According to him, the posts were related to the conflict in the Tigray region, which broke out in November 2020. Meareg noted that his request to delete publications inciting hate against Tigrayans such as his family was only answered by Meta a week after the professor was murdered.
Meta's Facebook platform utilizes an algorithm that recommends content that users are most likely to interact with. According to the petitioners, the company's moderation of content related to countries “vulnerable to war, conflict, ethnic cleansing and genocide,” many of which are in Africa, Latin America, and the Middle East, is insufficient.
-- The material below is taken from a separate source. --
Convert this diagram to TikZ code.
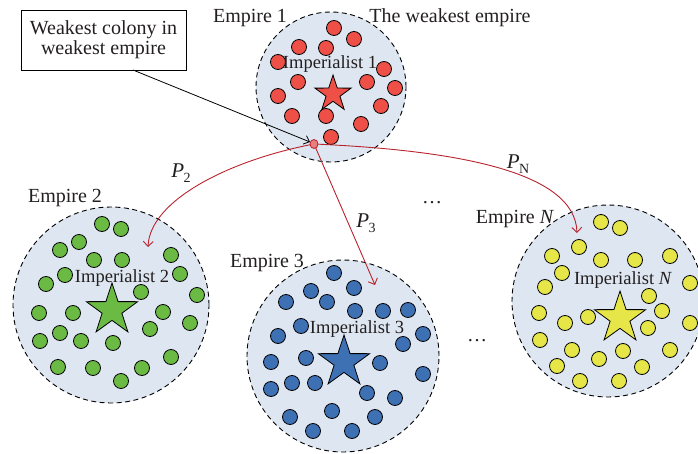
\documentclass[tikz,border=0pt]{standalone}
\usepackage{fontspec}
\setmainfont{Liberation Serif}
\usetikzlibrary{shapes.geometric,arrows.meta,calc}
\definecolor{empfill}{RGB}{222,231,241}
\definecolor{cred}{RGB}{238,80,72}
\definecolor{cgreen}{RGB}{106,186,68}
\definecolor{cblue}{RGB}{62,112,180}
\definecolor{cyellow}{RGB}{230,230,72}
\definecolor{linkred}{RGB}{185,35,45}
\definecolor{dotred}{RGB}{232,128,128}
\definecolor{txt}{RGB}{35,31,32}
\newcommand\Psub[1]{\textit{P}\kern-0.5pt\raisebox{-4.5pt}{\fontsize{14}{14}\selectfont #1}}
\begin{document}
\begin{tikzpicture}[x=1pt,y=-1pt,
  empire/.style={circle,draw=black,fill=empfill,line width=0.9pt,dash pattern=on 5pt off 3.5pt,inner sep=0pt},
  colony/.style={draw=black,line width=0.8pt},
  imp/.style={star,star points=5,star point ratio=2.6,draw=black,line width=0.8pt,inner sep=0pt},
  lbl/.style={font=\fontsize{20}{22}\selectfont,text=txt,inner sep=1pt},
  implbl/.style={font=\fontsize{18.5}{20}\selectfont,text=txt,inner sep=0pt},
  link/.style={draw=linkred,line width=0.9pt,-{Straight Barb[length=5pt,width=10pt]}}]
\useasboundingbox (0,0) rectangle (698,454);
\begin{scope}
\clip (0,0) rectangle (698,454);
% Empire 1
\node[empire,minimum size=150pt] (E1) at (331,87) {};
\foreach \p in {(334,28),(354,39),(299,47),(326,48),(278,62),(384,69),(298,82),(367,82),(395,88),(278,96),(381,106),(292,116),(326,116),(361,124),(331,137)}
  \draw[colony,fill=cred] \p circle[radius=7.5pt];
\node[imp,fill=cred,minimum size=38pt] (S1) at (333,94) {};
\node[implbl] (I1) at (330,64) {Imperialist 1};
% Empire 2
\node[empire,minimum size=196pt] (E2) at (111,305) {};
\foreach \p in {(102,224),(121,229),(79,242),(60,250),(171,255),(94,260),(122,260),(65,275),(180,274),(46,284),(141,292),(197,295),(39,313),(73,313),(163,312),(60,333),(150,329),(190,323),(40,341),(81,341),(113,343),(171,357),(58,367),(93,368),(142,368),(121,381)}
  \draw[colony,fill=cgreen] \p circle[radius=7.5pt];
\node[imp,fill=cgreen,minimum size=54pt] (S2) at (112,310) {};
\node[implbl] (I2) at (122,278) {Imperialist 2};
% Empire 3
\node[empire,minimum size=192pt] (E3) at (343,356) {};
\foreach \p in {(334,273),(311,291),(354,288),(286,302),(327,302),(355,311),(383,311),(408,310),(301,326),(278,336),(423,334),(403,344),(306,358),(380,363),(271,362),(423,374),(292,383),(315,383),(271,389),(367,393),(395,398),(332,411),(290,417),(375,417),(313,431),(352,431)}
  \draw[colony,fill=cblue] \p circle[radius=7.5pt];
\node[imp,fill=cblue,minimum size=54pt] (S3) at (344,362) {};
\node[implbl] (I3) at (357,329) {Imperialist 3};
% Empire N
\node[empire,minimum size=192pt] (EN) at (608,301) {};
\foreach \p in {(601,222),(620,228),(579,247),(552,256),(601,260),(635,260),(670,256),(562,273),(690,283),(545,287),(649,296),(539,313),(588,317),(662,311),(565,323),(648,328),(690,323),(540,340),(572,350),(623,351),(670,350),(599,359),(557,366),(642,367),(580,381),(619,381)}
  \draw[colony,fill=cyellow] \p circle[radius=7.5pt];
\node[imp,fill=cyellow,minimum size=54pt] (SN) at (620,318) {};
\node[implbl] (IN) at (623,280) {Imperialist \textit{N}};
\end{scope}
% labels
\node[lbl] (L1) at (250,18) {Empire 1};
\node[lbl] (LW) at (450,18) {The weakest empire};
\node[lbl] (L2) at (65,198) {Empire 2};
\node[lbl] (L3) at (267,263) {Empire 3};
\node[lbl] (LN) at (515,219) {Empire \textit{N}};
\node[lbl,draw=black,line width=0.8pt,align=center,minimum width=165pt,minimum height=60pt,inner sep=0pt,font=\fontsize{20}{20}\selectfont] (box) at (103.5,40) {Weakest colony in\\weakest empire};
\node[lbl] (dots1) at (432,203) {\ldots};
\node[lbl] (dots2) at (477,341) {\ldots};
% connectors
\coordinate (src) at (314,144);
\coordinate (t2) at (148,247);
\coordinate (t3) at (375,285);
\coordinate (tN) at (577,233);
\coordinate (bx) at (133,70);
\coordinate (bxend) at (310,142);
\draw[line width=0.8pt,-{Straight Barb[length=5pt,width=9pt]}] (bx) -- (bxend);
\draw[link] (src) .. controls (230,160) and (150,200) .. (t2);
\draw[link] (src) -- (t3);
\draw[link] (src) .. controls (450,150) and (575,170) .. (tN);
\node[draw=linkred,fill=dotred,ellipse,minimum width=8pt,minimum height=9pt,inner sep=0pt,line width=0.8pt] (wd) at (src) {};
\node[lbl,font=\fontsize{21}{22}\selectfont] (P2) at (181,173) {\Psub{2}};
\node[lbl,font=\fontsize{21}{22}\selectfont] (P3) at (366,223) {\Psub{3}};
\node[lbl,font=\fontsize{21}{22}\selectfont] (PN) at (518,164) {\Psub{N}};
\end{tikzpicture}
\end{document}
“Content that promotes violence can and does translate to violence off-line,” the filings state.
The claimants have also called on the firm to provide better wages and working conditions to content moderators focused on developing countries.
In 2021, a similar lawsuit was started against Meta related to violence-inciting posts published during the Rohingya genocide in Myanmar.
In March 2022, Meta became the first public company to be banned as an extremist organization in Russia after the firm allowed calls for violence against Russians in the context of the Ukraine conflict. Those hate speech incidents, among other things, included calls for the demise of Belarusian President Alexander Lukashenko and Russian President Vladimir Putin. Russia imposed sanctions on Mark Zuckerberg, the CEO of Meta, in April.
A 2018 Meta report found that the firm's efforts to prevent their products from being used as platforms to “foment division and incite offline violence” were inadequate.
*Meta is banned as an extremist organization in Russia.